Yes, because he knows Israeli public opinion. Therefore, his message was somewhat convoluted. He said in his six-point plan that he wants normalization and an American-European-Arab-Palestinian force in Gaza that is not Hamas or Mahmoud Abbas and the Palestinian Authority. Why won’t he say “two-state solution?” Because he knows it’s very unpopular in Israel, but there’s really no other way.

You are suggesting that Gantz and Eisenkot or whoever else is going to campaign against Netanyahu by saying, “Look, the problem is Iran. We need this regional alliance to counter Iran. We need to make this deal with the Saudis.” But a crucial part of the deal was always going to be a Palestinian state. So how would that work?

You’re right. Right now, no Israeli politician of any weight, not even Yair Golan, who was just elected to be chairman of the Labor Party, and supposedly the next leader of the Israeli left, is saying the words “two-state solution” or “Palestinian state,” even though everybody knows that you have to go for the whole package with this deal. In my mind the deal is crucial because Iran will be very problematic for Israel to face by itself.

Netanyahu understands this, and is actually planning to campaign on saying Gantz will bring you the Palestinian state and the Palestinian state is Hamas, so Gantz will bring Hamas to your homes. This is going to be his whole campaign. On the other hand, nobody is embracing fully and publicly the inherent outcome of normalization with Saudi Arabia—of bringing Saudis, Emiratis, and Palestinians to rule Gaza. Nobody goes the whole nine yards because they know how unpopular that sounds.
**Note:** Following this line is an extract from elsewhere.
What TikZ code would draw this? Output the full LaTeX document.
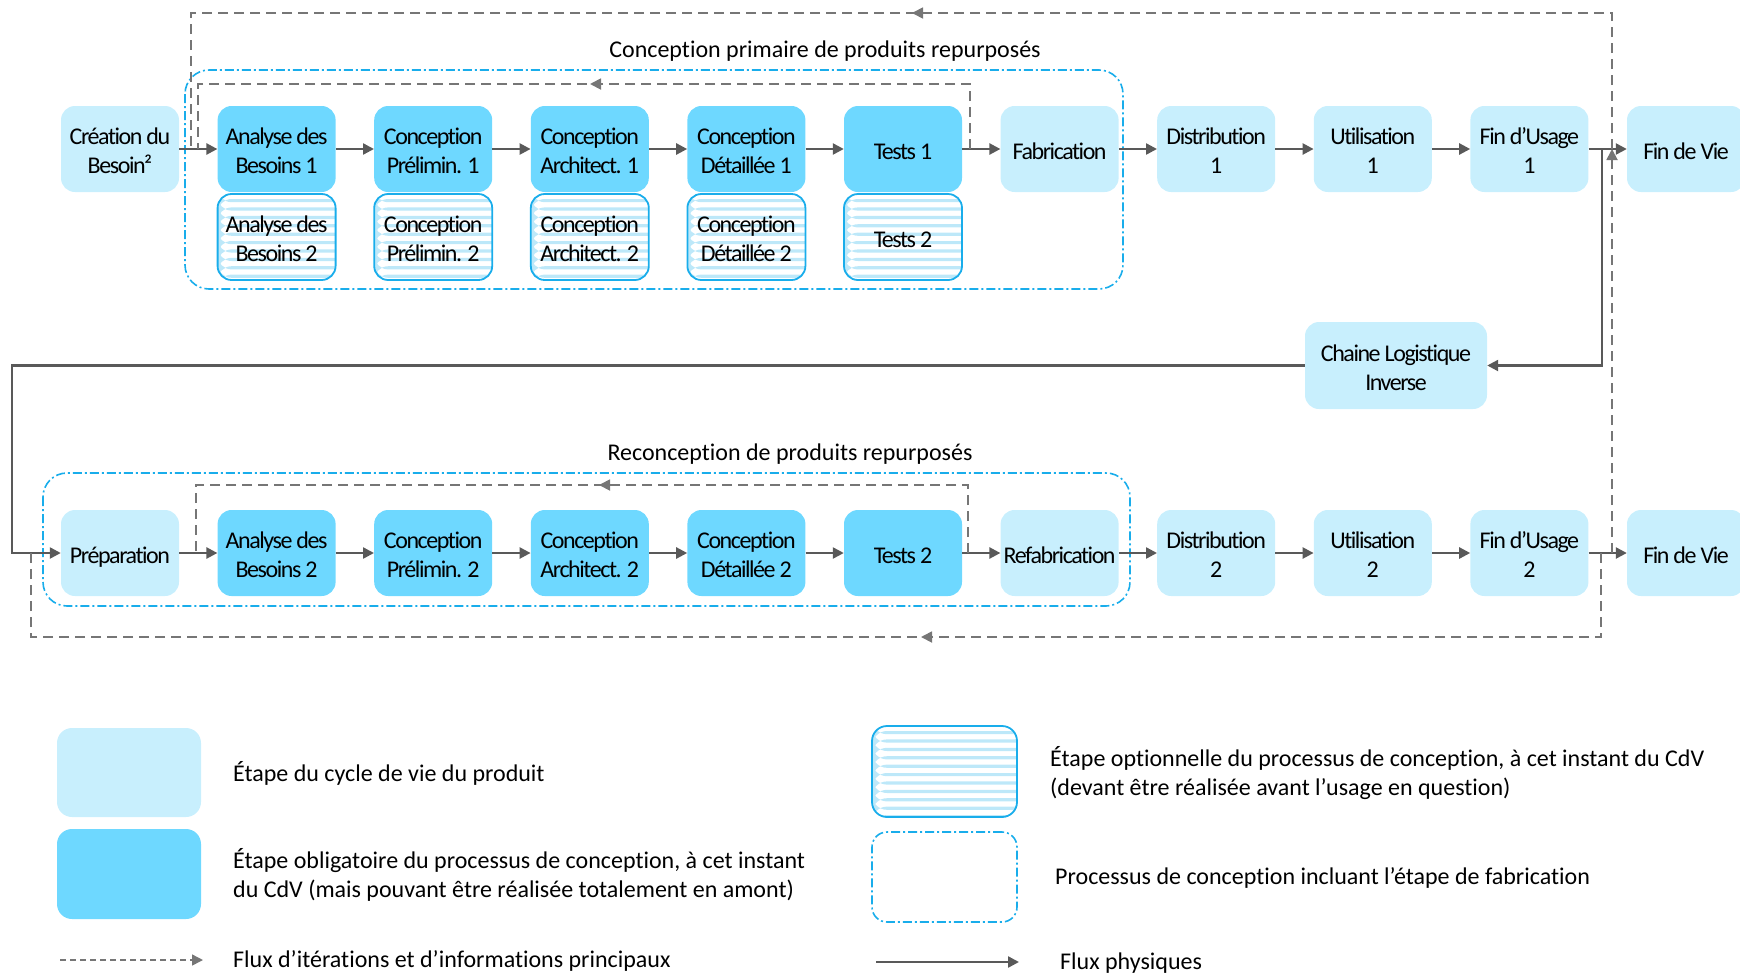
\documentclass[tikz,border=0pt]{standalone}
\usepackage{fontspec}
\setmainfont{Carlito}[Ligatures=CommonOff]
\newfontfamily\boxfnt[LetterSpace=-6,Ligatures=CommonOff]{Carlito}
\usetikzlibrary{arrows.meta,decorations.markings}
\definecolor{lightc}{HTML}{C8EFFD}
\definecolor{darkc}{HTML}{6ED8FF}
\definecolor{cyanb}{HTML}{19ADEB}
\definecolor{stripec}{HTML}{BDE8F9}
\definecolor{arrc}{HTML}{595959}
\definecolor{dshc}{HTML}{767676}
\newcommand\bt[1]{\raisebox{-4.5pt}[\height][\depth]{\begin{tabular}{@{}c@{}}#1\end{tabular}}}
\begin{document}
\begin{tikzpicture}[x=1pt,y=-1pt,
  every node/.style={inner sep=0pt},
  stage/.style={rounded corners=14pt, minimum width=118pt, minimum height=86pt, align=center, font=\boxfnt\fontsize{24}{29}\selectfont, text=black},
  lstage/.style={stage, fill=lightc},
  dstage/.style={stage, fill=darkc},
  ostage/.style={stage, draw=cyanb, line width=1.8pt, path picture={\foreach \k in {0,...,11}{\fill[stripec] ([yshift=-5pt-\k*8.4pt]path picture bounding box.north west) rectangle ++(200pt,-3.2pt);}}},
  flow/.style={draw=arrc, line width=2.4pt, -{Triangle[length=11pt,width=11pt]}},
  iter/.style={draw=dshc, line width=1.8pt, dash pattern=on 10pt off 6pt},
  iterarrow/.style={postaction={decorate}, decoration={markings, mark=at position #1 with {\arrow[dshc]{Triangle[length=11pt,width=11pt]}}}},
  frame/.style={draw=cyanb, line width=1.6pt, rounded corners=24pt, dash pattern=on 9pt off 3pt on 2pt off 3pt},
  ttl/.style={font=\fontsize{24}{29}\selectfont},
  leg/.style={font=\fontsize{24}{29}\selectfont, anchor=west, align=left}
]
\useasboundingbox (0,0) rectangle (1740,975);

% frames
\draw[frame] (185,70) rectangle (1123,289);
\draw[frame] (43,473) rectangle (1130,606);

% titles
\node[ttl] (t1) at (825,51) {Conception primaire de produits repurposés};
\node[ttl] (t2) at (790,454.5) {Reconception de produits repurposés};

% row 1
\node[lstage] (cb) at (120,149) {\bt{Création du\\Besoin²}};
\node[dstage] (ab1) at (276.6,149) {\bt{Analyse des\\Besoins 1}};
\node[dstage] (cp1) at (433.2,149) {\bt{Conception\\Prélimin. 1}};
\node[dstage] (ca1) at (589.8,149) {\bt{Conception\\Architect. 1}};
\node[dstage] (cd1) at (746.4,149) {\bt{Conception\\Détaillée 1}};
\node[dstage] (te1) at (903,149) {\bt{Tests 1}};
\node[lstage] (fab) at (1059.6,149) {\bt{Fabrication}};
\node[lstage] (di1) at (1216.2,149) {\bt{Distribution\\1}};
\node[lstage] (ut1) at (1372.8,149) {\bt{Utilisation\\1}};
\node[lstage] (fu1) at (1529.4,149) {\bt{Fin d’Usage\\1}};
\node[lstage] (fv1) at (1686,149) {\bt{Fin de Vie}};

% optional row
\node[ostage] (ab1o) at (276.6,237) {\bt{Analyse des\\Besoins 2}};
\node[ostage] (cp1o) at (433.2,237) {\bt{Conception\\Prélimin. 2}};
\node[ostage] (ca1o) at (589.8,237) {\bt{Conception\\Architect. 2}};
\node[ostage] (cd1o) at (746.4,237) {\bt{Conception\\Détaillée 2}};
\node[ostage] (te1o) at (903,237) {\bt{Tests 2}};

% reverse logistics
\node[lstage, minimum width=182pt, minimum height=87pt] (ch) at (1396,365.5) {\bt{Chaine Logistique\\Inverse}};

% row 2
\node[lstage] (prep) at (120,553) {\bt{Préparation}};
\node[dstage] (ab2) at (276.6,553) {\bt{Analyse des\\Besoins 2}};
\node[dstage] (cp2) at (433.2,553) {\bt{Conception\\Prélimin. 2}};
\node[dstage] (ca2) at (589.8,553) {\bt{Conception\\Architect. 2}};
\node[dstage] (cd2) at (746.4,553) {\bt{Conception\\Détaillée 2}};
\node[dstage] (te2) at (903,553) {\bt{Tests 2}};
\node[lstage] (rfab) at (1059.6,553) {\bt{Refabrication}};
\node[lstage] (di2) at (1216.2,553) {\bt{Distribution\\2}};
\node[lstage] (ut2) at (1372.8,553) {\bt{Utilisation\\2}};
\node[lstage] (fu2) at (1529.4,553) {\bt{Fin d’Usage\\2}};
\node[lstage] (fv2) at (1686,553) {\bt{Fin de Vie}};

% physical flows
\foreach \a/\b in {cb/ab1,ab1/cp1,cp1/ca1,ca1/cd1,cd1/te1,te1/fab,fab/di1,di1/ut1,ut1/fu1,fu1/fv1,
                   prep/ab2,ab2/cp2,cp2/ca2,ca2/cd2,cd2/te2,te2/rfab,rfab/di2,di2/ut2,ut2/fu2,fu2/fv2}
  \draw[flow] (\a) -- (\b);
\coordinate (j1) at (1602,149);
\draw[flow] (j1) |- (ch.east);
\coordinate (lc) at (12,365.5);
\draw[flow] (ch.west) -- (lc) |- (prep.west);

% iteration flows
\coordinate (r1a) at (970,149);
\coordinate (r1b) at (198,149);
\draw[iter, iterarrow=445pt] (r1a) -- (970,84) -- (198,84) -- (r1b);
\coordinate (up2) at (1612,553);
\coordinate (up1) at (1612,149);
\coordinate (o1) at (191,149);
\draw[iter, -{Triangle[length=11pt,width=11pt]}] (up2) -- (up1);
\draw[iter, iterarrow=836pt] (up1) -- (1612,13) -- (191,13) -- (o1);
\coordinate (r2a) at (968,553);
\coordinate (r2b) at (196,553);
\draw[iter, iterarrow=437pt] (r2a) -- (968,485) -- (196,485) -- (r2b);
\coordinate (b2a) at (1601,553);
\coordinate (b2b) at (31,553);
\draw[iter, iterarrow=764pt] (b2a) -- (1601,637) -- (31,637) -- (b2b);

% legend
\node[lstage, minimum width=144pt, minimum height=89pt, rounded corners=15pt] (lg1) at (129,772.5) {};
\node[dstage, minimum width=144pt, minimum height=90pt, rounded corners=15pt] (lg2) at (129,874) {};
\node[ostage, minimum width=145pt, minimum height=91pt, rounded corners=15pt] (lg3) at (944.5,771.5) {};
\node[draw=cyanb, line width=1.6pt, rounded corners=15pt, dash pattern=on 9pt off 3pt on 2pt off 3pt, minimum width=145pt, minimum height=90pt] (lg4) at (944.5,877) {};
\coordinate (la1) at (60,960);
\coordinate (la2) at (203,960);
\draw[draw=dshc, line width=1.5pt, dash pattern=on 6pt off 4pt, -{Triangle[length=11pt,width=11pt]}] (la1) -- (la2);
\coordinate (lb1) at (876,962);
\coordinate (lb2) at (1019,962);
\draw[flow] (lb1) -- (lb2);

\node[leg] (tx1) at (233,773) {Étape du cycle de vie du produit};
\node[leg] (tx2) at (233,874.5) {Étape obligatoire du processus de conception, à cet instant\\du CdV (mais pouvant être réalisée totalement en amont)};
\node[leg] (tx3) at (233,961) {Flux d’itérations et d’informations principaux};
\node[leg] (tx4) at (1050,773.5) {Étape optionnelle du processus de conception, à cet instant du CdV\\(devant être réalisée avant l’usage en question)};
\node[leg] (tx5) at (1055,878) {Processus de conception incluant l’étape de fabrication};
\node[leg] (tx6) at (1060,963) {Flux physiques};
\end{tikzpicture}
\end{document}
President Biden himself needs to present this as a plan, backed by M.B.S., backed by Egypt and so on, and create a situation where the Israeli people will have to ask their politicians, “Are you for or against the American plan?” Right now Gantz can say these things that don’t add up.

But if Biden is to announce some giant normalization plan and the Saudis formally get behind it, it’s just hard for me to imagine that the political situation in Israel will change such that anyone, especially while they are trying to win an election, is going to embrace the plan if it includes a Palestinian state.

No, but the question will be there. This is the whole thing in politics, and I was a politician for eight years, so I know this firsthand. In politics, you’re going to try to evade. You love the gray areas because once you state your mind on a topic like this, clearly you lose support. That’s why I think this should be posited by the United States. Otherwise, you will get all those very obscure, not-adding-up things that Gantz is saying, that anybody who tries to present himself as an alternative to Netanyahu had been saying.

In terms of this recent ceasefire plan, was it understood in Gantz’s circles to be a way for the Americans to put pressure on Netanyahu, and do a version of what you were talking about with the Saudi deal?

Yeah. The only problem is—and I don’t know why—Biden did not specify the whole plan. I was hoping for him to lay out the complete plan, the grand vision to stand against Iran and so on with a regional alliance, and Gaza is a part of that. What he specified outright only included how to end the war in Gaza and bring back the hostages. The problem is that if you don’t lay out the complete plan, what Israelis see now is only the end of the war in Gaza in return for an uncertain return of the hostages. What I fear is that Israel will now be left alone occupying Gaza and standing alone against Iran.